Photo : Terroir Manager

Le Journal des Entreprises : Vous avez, à l’été 2017, rencontré 62 vignerons en Beaujolais, un vignoble en crise depuis 20 ans. À quels obstacles sont-ils confrontés ?

Jérémy Arnaud : Ils témoignent pour la plupart de difficultés pour définir le style de produit qui répondrait aux besoins de diversification, se déclarent « perdus » dans un système commercial (négoce, ventes directes, ventes aux grandes surfaces) dont ils perçoivent les limites mais sans avoir les moyens, les connaissances, la culture et le réseau pour dépasser ce plafond de verre. Et sont, pour la plupart, conscients de l’intérêt du digital mais ignorent comment l’aborder.

Les vignerons en Beaujolais ont pourtant un potentiel à jouer mais qui n’est pas optimisé. Par exemple, le rapport qualité/prix n’est pas cohérent, le prix trop bas, avec un cap des 10 € le col rarement franchi, ce qui contribue à dévaloriser la production.

Comment observez-vous la mutation de ce secteur ?

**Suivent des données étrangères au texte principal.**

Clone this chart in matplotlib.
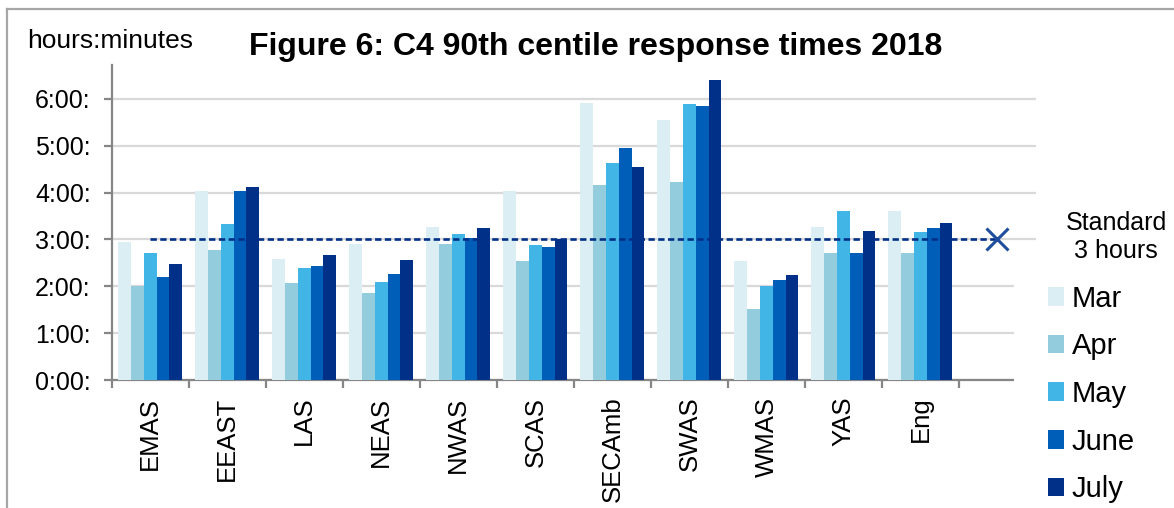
import matplotlib.pyplot as plt
import numpy as np

plt.rcParams['font.family'] = ['Liberation Sans', 'DejaVu Sans']

# data (hours)
regions = ['EMAS', 'EEAST', 'LAS', 'NEAS', 'NWAS', 'SCAS', 'SECAmb', 'SWAS', 'WMAS', 'YAS', 'Eng', '']
months = ['Mar', 'Apr', 'May', 'June', 'July']
mar = [2.94, 4.04, 2.59, 2.91, 3.27, 4.04, 5.90, 5.54, 2.53, 3.27, 3.60]
apr = [2.01, 2.78, 2.07, 1.85, 2.91, 2.53, 4.17, 4.23, 1.52, 2.72, 2.70]
may = [2.70, 3.33, 2.40, 2.10, 3.11, 2.89, 4.63, 5.88, 2.01, 3.60, 3.16]
jun = [2.20, 4.04, 2.44, 2.26, 3.02, 2.83, 4.94, 5.85, 2.13, 2.70, 3.25]
jul = [2.48, 4.12, 2.67, 2.56, 3.25, 3.01, 4.55, 6.39, 2.25, 3.18, 3.35]
standard = 3.0
yticks = [0, 1, 2, 3, 4, 5, 6]
ytick_labels = ['0:00:', '1:00:', '2:00:', '3:00:', '4:00:', '5:00:', '6:00:']

colors = ['#DAEEF3', '#93CDDD', '#41B6E6', '#005EB8', '#003087']

W, H = 1174, 508
fig = plt.figure(figsize=(W / 100, H / 100), dpi=100)
ax = fig.add_axes([111.7 / W, 1 - 380 / H, (1036 - 111.7) / W, (380 - 65) / H])

series = [mar, apr, may, jun, jul]
n = len(mar)
x = np.arange(n)
bw = 0.166
for i, (vals, lab) in enumerate(zip(series, months)):
    ax.bar(x + (i - 2) * bw, vals, width=bw, color=colors[i], label=lab, zorder=3)

# 3 hour standard, dashed across with a cross at the end
xs = np.arange(len(regions))
ax.plot(xs, [standard] * len(xs), color='#003087', lw=1.9, ls=(0, (2.4, 1.3)),
        zorder=4)
ax.plot(xs[-1], standard, marker='x', ms=16, mew=2.2, color='#1F4E9E', zorder=5)

ax.set_xlim(-0.5, len(regions) - 0.5)
ax.set_ylim(0, 6.72)
ax.set_yticks(yticks)
ax.set_yticklabels(ytick_labels, fontsize=18)
ax.yaxis.grid(True, color='#D9D9D9', lw=1.6)
ax.set_axisbelow(True)

ax.set_xticks(np.arange(len(regions) + 1) - 0.5)
ax.set_xticklabels([])
ax.set_xticks(xs, minor=True)
ax.set_xticklabels(regions, minor=True, rotation=90, fontsize=18.5)
ax.tick_params(axis='x', which='minor', length=0, pad=12)
ax.tick_params(axis='x', which='major', length=6, width=1.6, color='#868686')
ax.tick_params(axis='y', length=6, width=1.6, color='#868686', pad=9)

for s in ['top', 'right']:
    ax.spines[s].set_visible(False)
for s in ['left', 'bottom']:
    ax.spines[s].set_color('#868686')
    ax.spines[s].set_linewidth(1.6)

leg = ax.legend(loc='upper left', bbox_to_anchor=(1014 / W, 1 - 251 / H),
                bbox_transform=fig.transFigure, borderaxespad=0, borderpad=1.15,
                fontsize=21, handlelength=0.57, handleheight=0.62,
                handletextpad=0.25, labelspacing=0.675, frameon=True,
                fancybox=False, framealpha=1)
leg.get_frame().set_edgecolor('none')
leg.get_frame().set_facecolor('white')

fig.text(1116 / W, 1 - 237 / H, 'Standard\n3 hours', ha='center', va='center',
         fontsize=18, linespacing=1.25)
fig.text(596 / W, 1 - 55 / H, 'Figure 6: C4 90th centile response times 2018',
         ha='center', va='baseline', fontsize=23, fontweight='bold')
fig.text(27 / W, 1 - 48 / H, 'hours:minutes', ha='left', va='baseline', fontsize=19)

# chart border (left and top edges visible)
fig.add_artist(plt.Line2D([7 / W, 7 / W], [0, 1 - 9 / H], transform=fig.transFigure,
                          color='#A6A6A6', lw=1.6))
fig.add_artist(plt.Line2D([7 / W, 1], [1 - 9 / H, 1 - 9 / H], transform=fig.transFigure,
                          color='#A6A6A6', lw=1.6))

fig.savefig('out.png', dpi=100)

J.A. : On devrait, dans les 10-15 ans, assister à l’apparition de « néo-vignerons » : héritiers ou non, ceux qui se lancent dans la vigne ne veulent pas juste faire du vin, mais faire du bon, du grand vin, avec une éthique de production, la volonté d’entrer dans le bio. Et s’il existe un patrimoine bâti, leur enjeu est d’utiliser le plus possible le potentiel esthétique. Ils combinent rationalité économique et potentiel « émotionnel ». Tout en envisageant leur avenir comme des entrepreneurs : de façon rationnelle, en estimant les coûts, la rentabilité, la profitabilité, leur niveau de rémunération en fonction des marges…

Devant de telles exigences et ambitions, qui seront ces nouveaux entrepreneurs du vin ?

J.A. : À l’image des châteaux autour de Lyon, fondés par de grands industriels lyonnais, ceux qui réinvestissent dans ce secteur sont de nouveau des industriels, des dirigeants passés par un autre secteur que celui du vin, tels celui du Château de Pizay. Ils apportent des changements profonds qui modifient le travail de la vigne : la robotisation, l’utilisation d’images satellite… La compétition entre ces néo-vignerons à forte valeur ajoutée se jouera sur la part d’émotion et de rêve, la valeur affective qu’il donneront au produit.